Select from the data all lines with the word "chart".

* START *

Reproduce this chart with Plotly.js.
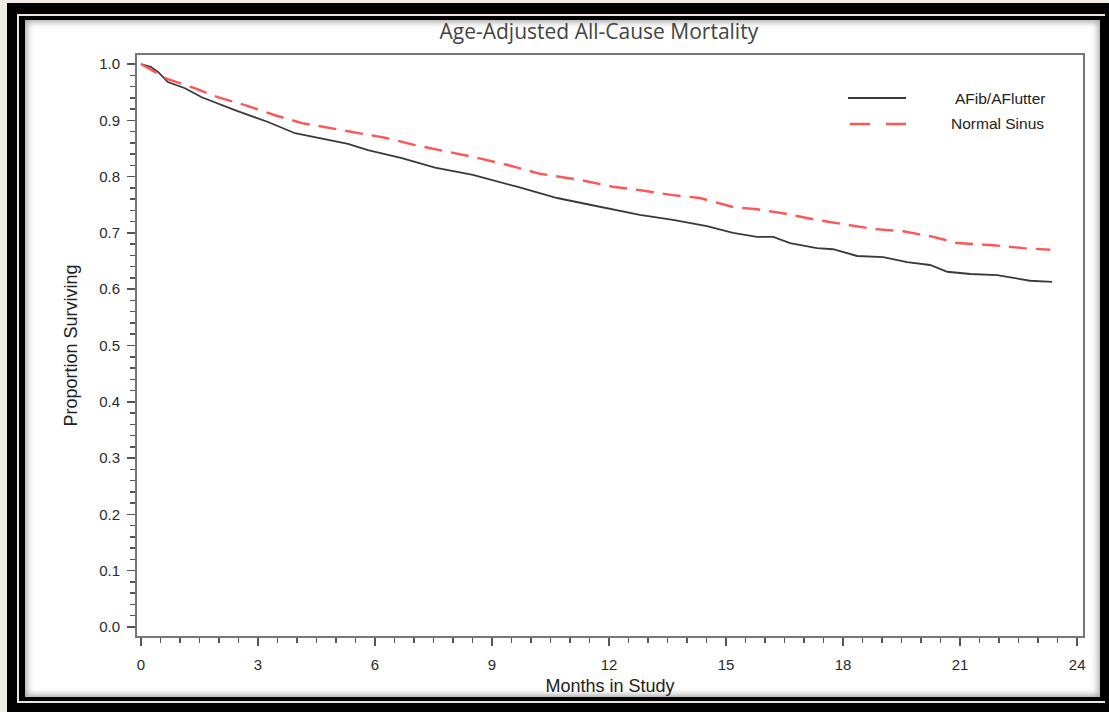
<!DOCTYPE html>
<html>
<head>
<meta charset="utf-8">
<script src="https://cdn.plot.ly/plotly-3.0.1.min.js"></script>
<style>
  html, body { margin: 0; padding: 0; width: 1109px; height: 712px; overflow: hidden; background: #efede5; }
  #black { position: absolute; left: 7px; top: 3px; right: 0px; bottom: 0px; background: #000; }
  #beige { position: absolute; left: 17px; top: 14px; right: 4px; bottom: 9px; border: 2px solid #e9e6dc; border-right: none; }
  #panel { position: absolute; left: 25px; top: 20px; width: 1075px; height: 677px; background: #fff;
           box-shadow: inset 0 0 6px 2px rgba(90,90,90,0.55); }
  #chart { position: absolute; left: 0px; top: 0px; width: 1109px; height: 712px; clip-path: inset(0 0 15px 0); }
</style>
</head>
<body>
<div id="black"></div>
<div id="beige"></div>
<div id="panel"></div>
<div id="chart"></div>
<script>
// Months in study and proportion surviving
const afibMonths = [0, 0.25, 0.44, 0.69, 1.13, 1.56, 2.41, 3.26, 3.95, 4.54, 5.31, 5.82, 6.69, 7.54, 8.51, 9.64, 10.67, 11.51, 12.79, 13.64, 14.51, 15.18, 15.79, 16.21, 16.64, 17.33, 17.74, 18.36, 19.03, 19.64, 20.23, 20.67, 21.26, 21.95, 22.36, 22.79, 23.36];
const afibSurv   = [1.0, 0.995, 0.986, 0.968, 0.957, 0.941, 0.918, 0.897, 0.877, 0.869, 0.858, 0.847, 0.833, 0.816, 0.803, 0.782, 0.762, 0.750, 0.732, 0.723, 0.712, 0.700, 0.693, 0.693, 0.682, 0.673, 0.671, 0.659, 0.657, 0.648, 0.643, 0.631, 0.627, 0.625, 0.620, 0.615, 0.613];

const sinusMonths = [0, 0.69, 1.38, 1.97, 2.67, 3.44, 4.13, 4.72, 5.49, 6.26, 7.03, 7.87, 8.51, 9.38, 10.23, 11.26, 12.1, 12.79, 13.64, 14.33, 15.18, 15.79, 16.46, 17.33, 18.0, 18.77, 19.54, 20.31, 20.92, 21.85, 22.62, 23.31];
const sinusSurv   = [1.0, 0.973, 0.957, 0.941, 0.927, 0.909, 0.895, 0.888, 0.879, 0.869, 0.856, 0.844, 0.835, 0.821, 0.805, 0.794, 0.782, 0.776, 0.767, 0.762, 0.746, 0.742, 0.735, 0.723, 0.716, 0.707, 0.703, 0.693, 0.682, 0.678, 0.673, 0.670];

const seriesNames = ["AFib/AFlutter", "Normal Sinus"];
const xTicks = [0, 3, 6, 9, 12, 15, 18, 21, 24];
const yTicks = [0.0, 0.1, 0.2, 0.3, 0.4, 0.5, 0.6, 0.7, 0.8, 0.9, 1.0];

const blackCol = "#3a3a3a";
const redCol = "rgb(255,85,85)";
const sans = "Liberation Sans, Arial, sans-serif";

const traces = [
  { x: afibMonths, y: afibSurv, name: seriesNames[0], type: "scatter", mode: "lines",
    line: { color: blackCol, width: 1.8, shape: "linear" } },
  { x: sinusMonths, y: sinusSurv, name: seriesNames[1], type: "scatter", mode: "lines",
    line: { color: redCol, width: 2.4, dash: "18px,9px", shape: "linear" } }
];

const tickFont = { family: sans, size: 15, color: "#2a2a2a" };

const layout = {
  width: 1109, height: 712,
  margin: { l: 137, r: 26, t: 55, b: 76, pad: 0 },
  paper_bgcolor: "rgba(0,0,0,0)",
  plot_bgcolor: "#ffffff",
  showlegend: false,
  title: { text: "Age-Adjusted All-Cause Mortality", x: 0.54, xanchor: "center", y: (712-32)/712, yanchor: "middle",
           font: { family: "Open Sans, sans-serif", size: 21, color: "#444" } },
  xaxis: {
    range: [-0.1, 24.15], tickmode: "array", tickvals: xTicks, ticktext: xTicks.map(String),
    ticks: "outside", ticklen: 8, tickwidth: 1.5, tickcolor: "#555",
    minor: { dtick: 0.5, tick0: 0, ticks: "outside", ticklen: 5, tickwidth: 1.5, tickcolor: "#555" },
    showline: true, linecolor: "#777", linewidth: 2, mirror: true,
    showgrid: false, zeroline: false, tickfont: tickFont, ticklabelstandoff: 6,
    title: { text: "Months in Study", standoff: 7,
             font: { family: sans, size: 18, color: "#222" } }
  },
  yaxis: {
    range: [-0.016, 1.016], tickmode: "array", tickvals: yTicks, ticktext: yTicks.map(v => v.toFixed(1)),
    ticks: "outside", ticklen: 8, tickwidth: 1.5, tickcolor: "#555",
    minor: { dtick: 0.02, tick0: 0, ticks: "outside", ticklen: 5, tickwidth: 1.5, tickcolor: "#555" },
    showline: true, linecolor: "#777", linewidth: 2, mirror: true,
    showgrid: false, zeroline: false, tickfont: tickFont, ticklabelstandoff: 4,
    title: { text: "Proportion Surviving", standoff: 17,
             font: { family: sans, size: 18, color: "#222" } }
  },
  shapes: [
    { type: "line", xref: "paper", yref: "paper", x0: (848-137)/946, x1: (906-137)/946,
      y0: (636-98)/581, y1: (636-98)/581, line: { color: blackCol, width: 1.8 } },
    { type: "line", xref: "paper", yref: "paper", x0: (850-137)/946, x1: (908-137)/946,
      y0: (636-124)/581, y1: (636-124)/581, line: { color: redCol, width: 2.4, dash: "20px,16px" } }
  ],
  annotations: [
    { xref: "paper", yref: "paper", x: (1047-137)/946, y: (636-98)/581, xanchor: "right", yanchor: "middle",
      text: seriesNames[0], showarrow: false, font: { family: sans, size: 15.5, color: "#222" } },
    { xref: "paper", yref: "paper", x: (1046-137)/946, y: (636-124)/581, xanchor: "right", yanchor: "middle",
      text: seriesNames[1], showarrow: false, font: { family: sans, size: 15.5, color: "#222" } }
  ]
};

Plotly.newPlot("chart", traces, layout, { displayModeBar: false, staticPlot: true });
</script>
</body>
</html>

* END *

## Exercise result
Reproduce this chart with Plotly.js.
  #chart { position: absolute; left: 0px; top: 0px; width: 1109px; height: 712px; clip-path: inset(0 0 15px 0); }
<div id="chart"></div>
Plotly.newPlot("chart", traces, layout, { displayModeBar: false, staticPlot: true });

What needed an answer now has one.